I distinctly remember when I lived alone for the first time. It was many years ago, in a small studio apartment, in the uptown area of Minneapolis. It was a period of subtle, but meaningful, personal growth.
Prior to living alone — during and just after college — I lived with college and high school friends.
I didn’t realize it at the time, but while living with friends, I failed to detect and pursue my true interests. I didn’t fully evolve into my authentic self. Instead, I was doing, and being, what I thought others expected of me and of my past behaviors.
Then my friend and roommate, Brian, moved to Seattle. I found myself living alone for the first time. It was then that I cautiously decided to remain solo.
While living alone those first few months, I unexpectedly found myself unencumbered by peer pressure. I started reading different books, buying offbeat magazines, watching variant TV programs, wearing different clothing styles, and exploring alternative music. I was detecting and pursuing niche interests that I never knew I had. I started devouring books about theology.

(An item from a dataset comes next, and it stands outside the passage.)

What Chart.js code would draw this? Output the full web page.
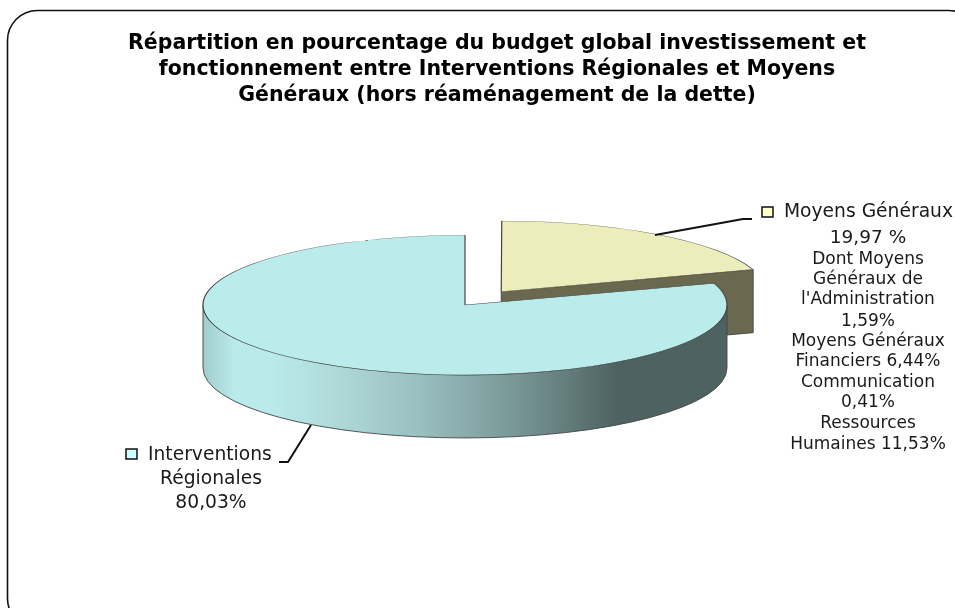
<!DOCTYPE html>
<html><head><meta charset="utf-8">
<style>html,body{margin:0;padding:0;background:#fff}#w{width:955px;height:608px}</style>
<script src="https://cdn.jsdelivr.net/npm/chart.js@4"></script>
</head><body><div id="w"><canvas id="c" width="955" height="608"></canvas></div>
<script>
const categories = ['Moyens Généraux', 'Interventions Régionales'];
const shares = [19.97, 80.03];
const titleLines = [
  'Répartition en pourcentage du budget global investissement et',
  'fonctionnement entre Interventions Régionales et Moyens',
  'Généraux (hors réaménagement de la dette)'
];
const rightLabelLines = ['Dont Moyens','Généraux de',"l'Administration",'1,59%','Moyens Généraux','Financiers 6,44%','Communication','0,41%','Ressources','Humaines 11,53%'];
const topColors = ['#EDEDBB', '#BAECEC'];
const keyColors = ['#FFFFCC', '#CCFFFF'];
const FONT = '"DejaVu Sans", Verdana, sans-serif';
const TILT = 0.267, DEPTH = 63, TEXT = '#1a1a1a';

function sideFill(ctx, index, left, right) {
  if (index === 0) return '#6A6950';
  const g = ctx.createLinearGradient(left, 0, right, 0);
  [[0,'#A0CCCC'],[0.06,'#BAEAEA'],[0.13,'#BAEAEA'],[0.25,'#B0DADA'],[0.41,'#9AC0C0'],[0.6,'#789696'],[0.79,'#4E6262'],[1,'#4E6262']]
    .forEach(s => g.addColorStop(s[0], s[1]));
  return g;
}

const pie3d = {
  id: 'pie3d',
  afterLayout(chart) {
    chart.titleBlock.left += 32;
    chart.titleBlock.right += 32;
  },
  beforeDatasetsDraw(chart) {
    const ctx = chart.ctx, arcs = chart.getDatasetMeta(0).data;
    arcs.forEach((a, i) => {
      const off = (a.options.offset || 0) / 4;
      const mid = (a.startAngle + a.endAngle) / 2;
      const circ = a.endAngle - a.startAngle;
      const R = a.outerRadius + off * (1 - Math.sin(Math.min(Math.PI, circ)));
      const cx = a.x + Math.cos(mid) * off;
      const cy = a.y + Math.sin(mid) * off * TILT;
      const ry = R * TILT;
      ctx.save();
      ctx.fillStyle = sideFill(ctx, i, cx - R, cx + R);
      ctx.strokeStyle = '#444';
      ctx.lineWidth = 0.9;
      const s = Math.max(a.startAngle, 0), e = Math.min(a.endAngle, Math.PI);
      if (e > s) {
        ctx.beginPath();
        ctx.ellipse(cx, cy, R, ry, 0, s, e);
        ctx.ellipse(cx, cy + DEPTH, R, ry, 0, e, s, true);
        ctx.closePath();
        ctx.fill(); ctx.stroke();
      }
      [a.startAngle, a.endAngle].forEach((t, k) => {
        const visible = k === 1 ? Math.cos(t) > 1e-6 : Math.cos(t) < -1e-6;
        if (!visible) return;
        const x = cx + R * Math.cos(t), y = cy + ry * Math.sin(t);
        ctx.beginPath();
        ctx.moveTo(cx, cy); ctx.lineTo(x, y);
        ctx.lineTo(x, y + DEPTH); ctx.lineTo(cx, cy + DEPTH);
        ctx.closePath();
        ctx.fill(); ctx.stroke();
      });
      ctx.restore();
    });
    const c = arcs[0];
    ctx.save();
    ctx.translate(c.x, c.y); ctx.scale(1, TILT); ctx.translate(-c.x, -c.y);
  },
  afterDatasetsDraw(chart) { chart.ctx.restore(); }
};

const frame = {
  id: 'frame',
  beforeDraw(chart) {
    const ctx = chart.ctx;
    ctx.save();
    ctx.strokeStyle = '#111'; ctx.lineWidth = 1.6;
    ctx.beginPath(); ctx.roundRect(7.5, 10.5, 971, 618, 30); ctx.stroke();
    ctx.restore();
  }
};

function key(ctx, x, y, color) {
  ctx.fillStyle = color; ctx.strokeStyle = '#111'; ctx.lineWidth = 1.5;
  ctx.fillRect(x, y, 11, 10); ctx.strokeRect(x, y, 11, 10);
}
function lead(ctx, pts) {
  ctx.strokeStyle = '#111'; ctx.lineWidth = 2;
  ctx.beginPath(); pts.forEach((p, i) => i ? ctx.lineTo(p[0], p[1]) : ctx.moveTo(p[0], p[1])); ctx.stroke();
}
const labels = {
  id: 'labels',
  afterDraw(chart) {
    const ctx = chart.ctx;
    ctx.save();
    lead(ctx, [[655,235],[743,219],[752,219]]);
    lead(ctx, [[311,425],[288,462],[279,462]]);
    key(ctx, 762, 207, keyColors[0]);
    key(ctx, 126, 449, keyColors[1]);
    ctx.fillStyle = TEXT; ctx.textBaseline = 'middle';
    ctx.textAlign = 'left';
    ctx.font = '18.7px ' + FONT;
    ctx.fillText(categories[0], 784, 212);
    ctx.textAlign = 'center';
    ctx.font = '18.5px ' + FONT;
    ctx.fillText(String(shares[0]).replace('.', ',') + ' %', 868, 238);
    ctx.font = '17px ' + FONT;
    const ys = [260,280,300,322,342,362,383,403,424,445];
    rightLabelLines.forEach((t, i) => ctx.fillText(t, 868, ys[i]));
    ctx.font = '18.7px ' + FONT;
    const words = categories[1].split(' ');
    ctx.textAlign = 'left';
    ctx.fillText(words[0], 148, 455);
    ctx.textAlign = 'center';
    ctx.fillText(words[1], 211, 479);
    ctx.fillText(String(shares[1]).replace('.', ',') + '%', 211, 503);
    ctx.restore();
  }
};

new Chart(document.getElementById('c'), {
  type: 'pie',
  data: { labels: categories, datasets: [{
    data: shares,
    backgroundColor: topColors,
    borderColor: '#444',
    borderWidth: 1.2,
    offset: [247, 0],
    radius: 262,
    clip: false
  }]},
  options: {
    responsive: false,
    animation: false,
    events: [],
    layout: { padding: { right: 25, bottom: 115 } },
    plugins: {
      legend: { display: false },
      tooltip: { enabled: false },
      title: {
        display: true,
        text: titleLines,
        color: '#000',
        font: { family: FONT, size: 20.5, weight: 'bold', lineHeight: 1.268 },
        padding: { top: 31, bottom: 8 }
      }
    }
  },
  plugins: [frame, pie3d, labels]
});
</script></body></html>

I became engrossed in obscure Catholic radio programs. I wrote songs. And I encountered my passion for design.
I was surging with an alertness and creativity like never before.
Even then I wondered why I didn’t detect those interests while living with friends. Was I, alone, responsible for limiting myself due to my fear of what others might think of my emerging affections? Had friends or family discouraged my development in these areas? Was it a mix of both?
It can be frightening to expose ourselves to others who prefer us as we were. Conversely, we can terrify others by evolving, especially if they perceive our growth to leave them behind.
Ultimately, we are not meant to be alone, and we can learn more when together.
The solution is to seek strength, to communicate, to encourage and to carry each other as we grow.